A Demand For Truth And Accountability:
For Neil Henderson, the issue is painfully simple.
“My son served this country,” he said. “And now this country won’t even show us what it knows about how he died.”
As Britain’s secret war in the skies over Gaza is slowly dragged into the light, families of victims, legal experts and campaigners are demanding answers, and warning that silence may yet carry criminal consequences.
The question remains: what is Britain hiding in its Gaza footage, and who is it really protecting?
Final Conclusion: Secrecy As State Policy, Impunity As Outcome.
What now stands exposed is not a marginal intelligence operation but a system of secrecy deliberately maintained to obstruct accountability. Britain’s refusal to release Gaza surveillance footage is no longer plausibly explained by national security. It functions instead as a political shield, one that protects Israel from scrutiny, insulates British officials from legal risk, and denies victims the most basic right to truth.

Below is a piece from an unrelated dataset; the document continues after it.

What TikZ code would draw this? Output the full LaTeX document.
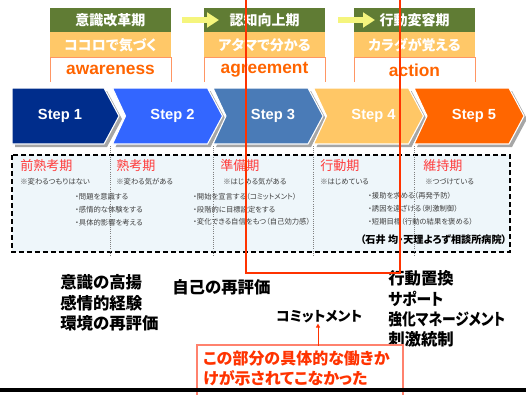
\documentclass[tikz,border=0pt]{standalone}
\usepackage{graphicx}
\usepackage{fontspec}
\setmainfont{Liberation Sans}
\newfontfamily\jp[RawFeature=+palt]{Noto Sans CJK JP}
\usetikzlibrary{arrows.meta}
\definecolor{hdgreen}{RGB}{96,124,52}
\definecolor{hdorange}{RGB}{255,200,104}
\definecolor{hdline}{RGB}{255,150,100}
\definecolor{wordorange}{RGB}{255,100,0}
\definecolor{yelarrow}{RGB}{245,245,125}
\definecolor{stepA}{RGB}{0,45,140}
\definecolor{stepB}{RGB}{51,102,255}
\definecolor{stepC}{RGB}{74,123,183}
\definecolor{stepD}{RGB}{255,199,102}
\definecolor{stepE}{RGB}{255,102,0}
\definecolor{stagebg}{RGB}{238,246,250}
\definecolor{stagered}{RGB}{255,60,60}
\definecolor{redline}{RGB}{255,51,0}
\definecolor{notebox}{RGB}{255,130,110}
\begin{document}
\begin{tikzpicture}[x=0.75pt,y=-0.75pt,
    hdtext/.style={text=white, inner sep=0, font=\jp\bfseries\fontsize{10.5}{12}\selectfont},
    wordtext/.style={text=wordorange, inner sep=0, font=\bfseries\fontsize{13}{14}\selectfont},
    steptext/.style={text=white, inner sep=0, font=\bfseries\fontsize{11}{12}\selectfont},
    stagetitle/.style={text=stagered, anchor=west, inner sep=0, font=\jp\fontsize{9.8}{11}\selectfont},
    stagesmall/.style={text=black!75, anchor=west, inner sep=0, font=\jp\fontsize{5.5}{6}\selectfont},
    bigtext/.style={anchor=west, inner sep=0, align=left, font=\jp\bfseries\fontsize{12.3}{15.2}\selectfont}]
\useasboundingbox (0,0) rectangle (526,394);

% phase boxes on top
\foreach \x/\a/\b/\c [count=\i] in {50/意識改革期/ココロで気づく/awareness,
                                     204/認知向上期/アタマで分かる/agreement,
                                     354/行動変容期/カラダが覚える/action} {
  \fill[hdgreen] (\x,8) rectangle ++(121,24);
  \fill[hdorange] (\x,32) rectangle ++(121,25);
  \draw[hdline, line width=0.6pt] (\x,82) -- (\x,57) -- ++(121,0) -- ++(0,25);
  \node[hdtext] (head\i) at (\x+60.5,20) {\a};
  \node[hdtext] (feel\i) at (\x+60.5,45) {\b};
  \node[wordtext] (word\i) at (\x+60.5,70) {\c};
}
\coordinate (ya1) at (182,20); \coordinate (yb1) at (219,20);
\coordinate (ya2) at (338,20); \coordinate (yb2) at (375,20);
\draw[yelarrow, line width=3.8pt, -{Triangle[length=9pt,width=11pt]}] (ya1) -- (yb1);
\draw[yelarrow, line width=3.8pt, -{Triangle[length=9pt,width=11pt]}] (ya2) -- (yb2);

% step arrows
\fill[gray!70] (15,91) -- (107,91) -- (122,119) -- (107,147) -- (15,147) -- cycle;
\filldraw[fill=stepA, draw=white, line width=0.8pt] (12,88) -- (104,88) -- (119,116) -- (104,144) -- (12,144) -- cycle;
\node[steptext] (step1) at (60,116) {Step 1};
\foreach \c [count=\i from 2] in {stepB,stepC,stepD,stepE} {
  \pgfmathsetmacro{\L}{12+100.5*(\i-1)}
  \fill[gray!70] (\L+3,91) -- ++(95,0) -- ++(15,28) -- ++(-15,28) -- ++(-95,0) -- ++(13,-28) -- cycle;
  \filldraw[fill=\c, draw=white, line width=0.8pt] (\L,88) -- ++(95,0) -- ++(15,28) -- ++(-15,28) -- ++(-95,0) -- ++(13,-28) -- cycle;
  \node[steptext] (step\i) at (\L+60,116) {Step \i};
}

% stages of change
\filldraw[fill=stagebg, draw=black, line width=1.5pt, dash pattern=on 4pt off 2pt] (12,155) rectangle (510,252);
\foreach \x in {110,213,313,414}
  \draw[gray, densely dotted, line width=0.6pt] (\x,146) -- (\x,256);
\node[stagetitle] (pre) at (20,166) {前熟考期};
\node[stagetitle] (con) at (116,166) {熟考期};
\node[stagetitle] (prep) at (220,166) {準備期};
\node[stagetitle] (act) at (320,166) {行動期};
\node[stagetitle] (main) at (423,166) {維持期};
\node[stagesmall] (preS) at (20,182) {※変わるつもりはない};
\node[stagesmall] (conS) at (116,182) {※変わる気がある};
\node[stagesmall] (prepS) at (223,182) {※はじめる気がある};
\node[stagesmall] (actS) at (320,182) {※はじめている};
\node[stagesmall] (mainS) at (425,182) {※つづけている};
\node[stagesmall] (preA) at (75,197) {・問題を意識する};
\node[stagesmall] (preB) at (75,210) {・感情的な体験をする};
\node[stagesmall] (preC) at (75,223) {・具体的影響を考える};
\node[stagesmall] (prepA) at (193,197) {・開始を宣言する（コミットメント）};
\node[stagesmall] (prepB) at (193,210) {・段階的に目標設定をする};
\node[stagesmall] (prepC) at (193,222) {・変化できる自信をもつ（自己効力感）};
\node[stagesmall] (actA) at (368,196) {・援助を求める（再発予防）};
\node[stagesmall] (actB) at (368,209) {・誘因を遠ざける（刺激制御）};
\node[stagesmall] (actC) at (368,222) {・短期目標（行動の結果を褒める）};
\node[anchor=east, inner sep=0, font=\jp\bfseries\fontsize{7.6}{9}\selectfont] (cite) at (507,240) {（石井 均・天理よろず相談所病院）};

% processes
\node[bigtext] (proc1) at (60,303) {意識の高揚\\感情的経験\\環境の再評価};
\node[bigtext] (proc2) at (172,287) {自己の再評価};
\node[bigtext] (proc4) at (388,309) {行動置換\\\scalebox{0.9}[1]{サポート}\\\scalebox{0.84}[1]{強化マネージメント}\\刺激統制};
\node[anchor=west, inner sep=0, font=\jp\bfseries\fontsize{10.4}{11}\selectfont] (commit) at (276,317) {コミットメント};

% the missing part
\draw[redline, line width=1.5pt] (246,-2) -- (246,273) -- (400,273) -- (400,-2);
\filldraw[fill=white, draw=notebox, line width=0.8pt] (197,345) rectangle (403,400);
\node[anchor=west, inner sep=0, align=left, text=redline, font=\jp\bfseries\fontsize{12}{15}\selectfont] (note) at (203,368) {この部分の具体的な働きか\\けが示されてこなかった};
\draw[redline, line width=0.5pt, -{Triangle[length=3pt,width=3pt]}] (commit.south -| 318,0) ++(0,22) -- (commit.south -| 318,0);
\draw[black, line width=2.4pt] (0,390) -- (526,390);
\end{tikzpicture}
\end{document}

By continuing surveillance flights, sharing intelligence in real time, outsourcing operations to private US contractors, and then suppressing the evidentiary record, Britain has crossed from passive ally to active participant in a cover-up. This is not merely complicity by association; it is complicity by action and omission.
International law is clear: when a state knows there is a serious risk of genocide or systematic war crimes, it must not assist, facilitate or conceal. Britain has done all three. It has assisted through intelligence cooperation, facilitated through operational infrastructure, and concealed through evidence suppression. Each step deepens legal exposure.

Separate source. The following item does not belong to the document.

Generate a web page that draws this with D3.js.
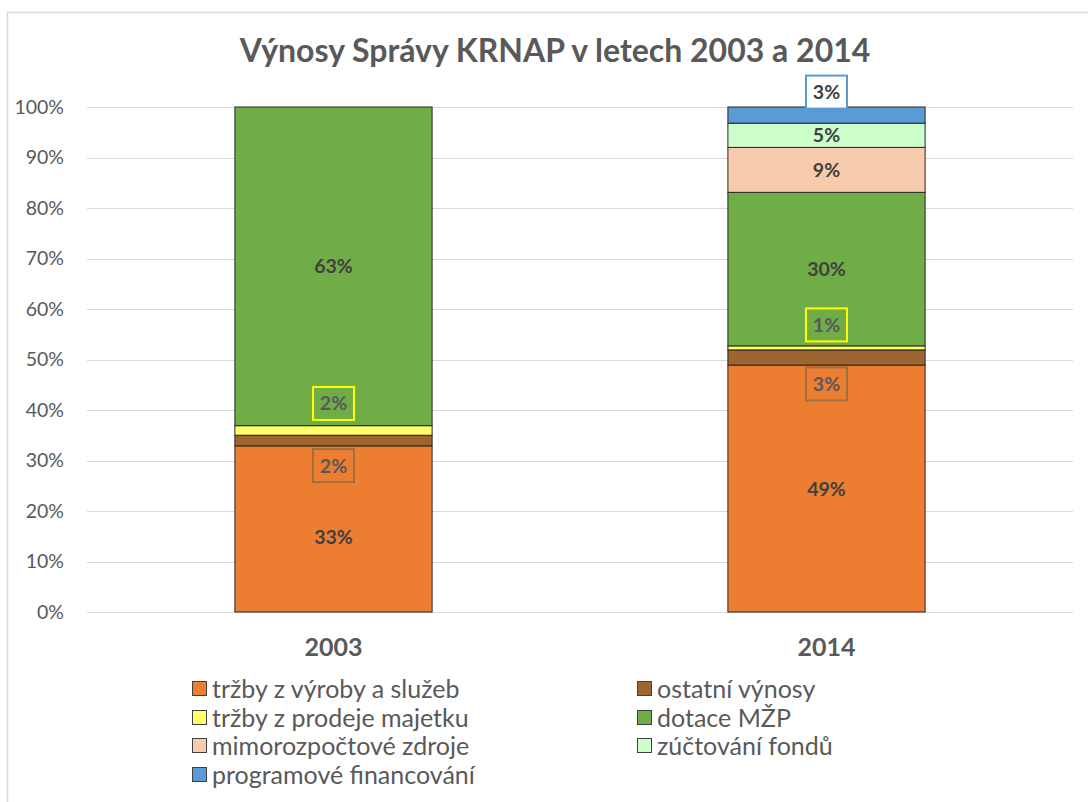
<!DOCTYPE html>
<html>
<head>
<meta charset="utf-8">
<script src="https://cdn.jsdelivr.net/npm/d3@7"></script>
<style>
  html, body { margin: 0; padding: 0; background: #fff; }
  svg { display: block; }
  text { font-family: Lato, "Open Sans", sans-serif; }
</style>
</head>
<body>
<svg id="chart" width="1088" height="802"></svg>
<script>
// ---- data ----
const title = "Výnosy Správy KRNAP v letech 2003 a 2014";
const categories = ["2003", "2014"];
const seriesNames = [
  "tržby z výroby a služeb",
  "ostatní výnosy",
  "tržby z prodeje majetku",
  "dotace MŽP",
  "mimorozpočtové zdroje",
  "zúčtování fondů",
  "programové financování"
];
const seriesColors = ["#ED7D31", "#9C6532", "#FFFF66", "#70AD47", "#F8CBAD", "#CCFFCC", "#5B9BD5"];
const values2003 = [32.9, 2.1, 1.9, 63.1, 0, 0, 0];
const values2014 = [48.9, 3.0, 0.8, 30.4, 8.9, 4.8, 3.2];
const yTicks = [0, 10, 20, 30, 40, 50, 60, 70, 80, 90, 100];

// ---- layout ----
const svg = d3.select("#chart");
const m = { left: 87, right: 1073, top: 107, bottom: 612 };

const x = d3.scaleBand().domain(categories).range([m.left, m.right]).paddingInner(0.6).paddingOuter(0.3);
const y = d3.scaleLinear().domain([0, 100]).range([m.bottom, m.top]);

// outer frame
svg.append("rect").attr("x", 7.5).attr("y", 12.5).attr("width", 1100).attr("height", 820)
  .attr("fill", "none").attr("stroke", "#D9D9D9").attr("stroke-width", 1.5);

// title
svg.append("text").attr("x", 555).attr("y", 62).attr("text-anchor", "middle")
  .attr("font-size", 32).attr("font-weight", "bold").attr("fill", "#595959").text(title);

// gridlines + y axis
const yAxis = d3.axisLeft(y).tickValues(yTicks).tickFormat(d => d + "%").tickSize(0).tickPadding(23);
const yg = svg.append("g").attr("transform", `translate(${m.left},0)`).call(yAxis);
yg.select(".domain").remove();
yg.selectAll("text").attr("font-size", 19.5).attr("fill", "#595959").attr("font-family", "Lato, sans-serif");
svg.append("g").selectAll("line").data(yTicks).join("line")
  .attr("x1", m.left).attr("x2", m.right)
  .attr("y1", d => Math.round(y(d)) + 0.5).attr("y2", d => Math.round(y(d)) + 0.5)
  .attr("stroke", "#D9D9D9").attr("stroke-width", 1);

// x axis labels
const xAxis = d3.axisBottom(x).tickSize(0).tickPadding(26);
const xg = svg.append("g").attr("transform", `translate(0,${m.bottom})`).call(xAxis);
xg.select(".domain").remove();
xg.selectAll("text").attr("font-size", 25).attr("font-weight", "bold").attr("fill", "#595959").attr("font-family", "Lato, sans-serif");

// stacks
const rows = categories.map((c, i) => {
  const vals = i === 0 ? values2003 : values2014;
  const r = { cat: c };
  seriesNames.forEach((s, j) => r[s] = vals[j]);
  return r;
});
const stacked = d3.stack().keys(seriesNames)(rows);

const layers = svg.append("g").selectAll("g").data(stacked).join("g")
  .attr("fill", (d, i) => seriesColors[i]);
layers.selectAll("rect").data(d => d.filter(p => p[1] - p[0] > 0)).join("rect")
  .attr("x", d => x(d.data.cat))
  .attr("width", x.bandwidth())
  .attr("y", d => y(d[1]))
  .attr("height", d => y(d[0]) - y(d[1]))
  .attr("stroke", "#262626").attr("stroke-width", 1);

// data labels; some labels are moved out of thin segments into boxes
const moved = {
  "2003|tržby z výroby a služeb": { dy: 8 },
  "2003|ostatní výnosy": { dy: 25, stroke: "#A0713F", bg: "none" },
  "2003|tržby z prodeje majetku": { dy: -27, stroke: "#FFFF00", bg: "none" },
  "2014|ostatní výnosy": { dy: 26.5, stroke: "#A0713F", bg: "none" },
  "2014|tržby z prodeje majetku": { dy: -23, stroke: "#FFFF00", bg: "none" },
  "2014|programové financování": { dy: -23, stroke: "#5B9BD5", bg: "#FFFFFF" }
};
const lab = svg.append("g");
stacked.forEach((layer, i) => {
  layer.forEach(p => {
    const v = p[1] - p[0];
    if (v <= 0) return;
    const cx = x(p.data.cat) + x.bandwidth() / 2;
    let cy = (y(p[0]) + y(p[1])) / 2;
    const key = p.data.cat + "|" + layer.key;
    const b = moved[key];
    if (b) cy += b.dy;
    if (b && b.stroke) {
      lab.append("rect").attr("x", cx - 20.5).attr("y", cy - 16.5).attr("width", 41).attr("height", 33)
        .attr("fill", b.bg).attr("stroke", b.stroke).attr("stroke-width", 2);
    }
    lab.append("text").attr("x", cx).attr("y", cy).attr("dy", "0.36em").attr("text-anchor", "middle")
      .attr("font-size", 19.5).attr("font-weight", "bold")
      .attr("fill", b && b.bg === "none" ? "#595959" : "#404040")
      .text(Math.round(v) + "%");
  });
});

// legend
const legendCols = [192, 637];
const legendRows = [689, 718, 746, 775];
const lg = svg.append("g");
seriesNames.forEach((s, i) => {
  const col = i % 2, row = Math.floor(i / 2);
  const gx = legendCols[col], gy = legendRows[row];
  lg.append("rect").attr("x", gx + 0.5).attr("y", gy - 7.5).attr("width", 14).attr("height", 14)
    .attr("fill", seriesColors[i]).attr("stroke", "#404040").attr("stroke-width", 1);
  lg.append("text").attr("x", gx + 20).attr("y", gy).attr("dy", "0.35em")
    .attr("font-size", 25).attr("fill", "#595959").text(s);
});
</script>
</body>
</html>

The consequences are not abstract. Aid workers are dead. Palestinian civilians are dead in the tens of thousands. Families, British and Palestinian, are denied justice while Israeli military narratives go unchallenged, untested and unprosecuted.
History shows that cover-ups collapse not because states choose transparency, but because evidence eventually forces its way into the open. Britain can either release the Gaza footage now, cooperate with international investigations, disclose the chain of intelligence sharing, and accept legal scrutiny, or face far graver consequences later, when secrecy itself becomes the crime.
For Neil Henderson and others demanding answers, the question is no longer whether Britain knows what happened in Gaza. It is whether Britain will continue to hide what it knows, and in doing so, decide which lives are worth the protection of law, and which can be erased in silence.
The footage exists. The law exists. What is missing is political will, and that responsibility now sits squarely with Sir Keir Starmer.
As prime minister, Starmer has chosen continuity over accountability: maintaining the surveillance programme, defending intelligence-sharing arrangements, and allowing the Ministry of Defence to block disclosure of evidence central to alleged war crimes. Critics argue that this is not inherited inertia but active endorsement, given repeated opportunities to suspend flights, order disclosure, or submit material to independent or international investigators. And until that changes, Britain’s spy planes over Gaza will stand not as instruments of rescue, but as evidence, waiting to be seen.